Je regarde le flamand rester longtemps la tête sous l’eau et je me dis
Incroyable comme ce flamand ressemble à une autruche ! Pensez ce que vous voulez, et après mes loupés précédents, vous me concèderez au moins ça, mes yeux voient bien ce qu’ils veulent, après tout ; mais là il en a vraiment tout l’air, d’être une autruche, comme ça là planté immobile la tête figée dans l’eau ; je vois bien un flamand un vrai, mais pourtant quelque chose me souffle pendant que je le fixe que c’est une autruche. Allez comprendre. En tout cas, je souris et je me dis, Quelle belle allégorie, et Ce coucher de soleil d’hiver est magnifique, Ça vaudra bien quelques mots, même si la photo est somme toute assez banale.

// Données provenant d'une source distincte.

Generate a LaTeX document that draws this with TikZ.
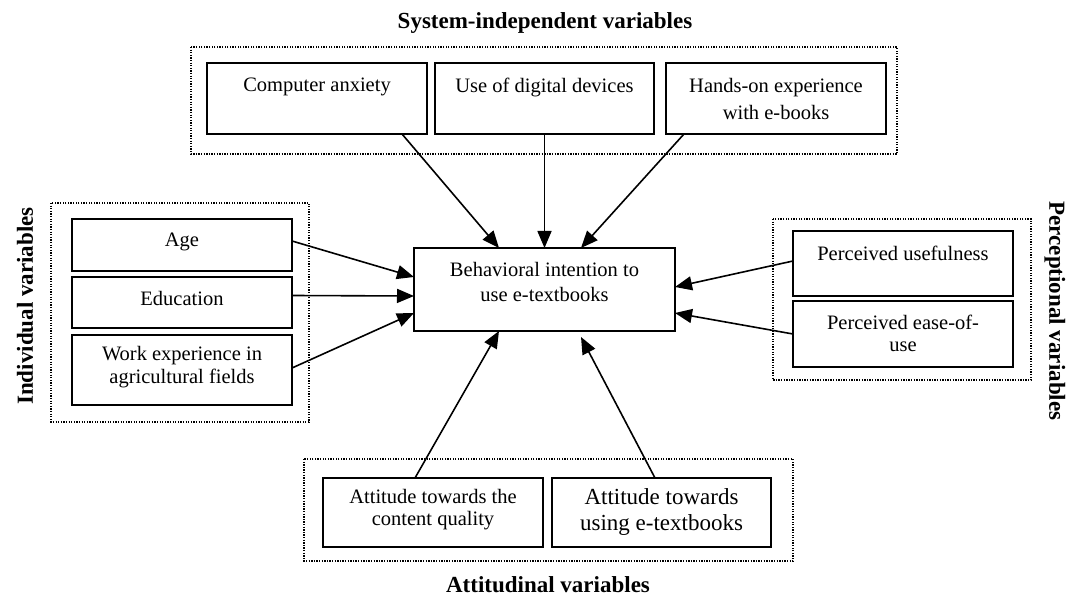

Quelle joie de savoir que la tête sous l’eau ou dans la vase, pendant que je trouve avec certitude qu’il fait l’autruche, il se nourrit et que de par cette nourriture — merci les crustacés, mollusques, insectes, vers annélides et surtout Artemia Salina pour la collaboration — il permet à son gris initial de se métamorphoser en rose…
Non pas que j’aie quelque chose contre le gris, ni pour le rose, ou l’inverse, mais je me dis On peut être gris se nourrir et devenir rose sans changer fondamentalement pour autant — je me le note pour les jours de grand cafard il y en a toujours — je trouve ça très beau en soi, l’évidence forcée de cette métamorphose.
Allongée dans le van avec vue sur chevaux-taureaux et cinq rangées de barbelés, quelques mois après la photo, je lis un livre sur les oiseaux de Camargue.
Je souris. J’ai trouvé ce qu’il manquait pour pouvoir écrire ce tout petit texte, en coup de vent. J’ai même rigolé toute seule, et les chevaux sont venus me voir après ça, ils voulaient sans doute que je leur raconte — dans le doute, je l’ai fait.
Flamand rose, Phoenicopterus roseus.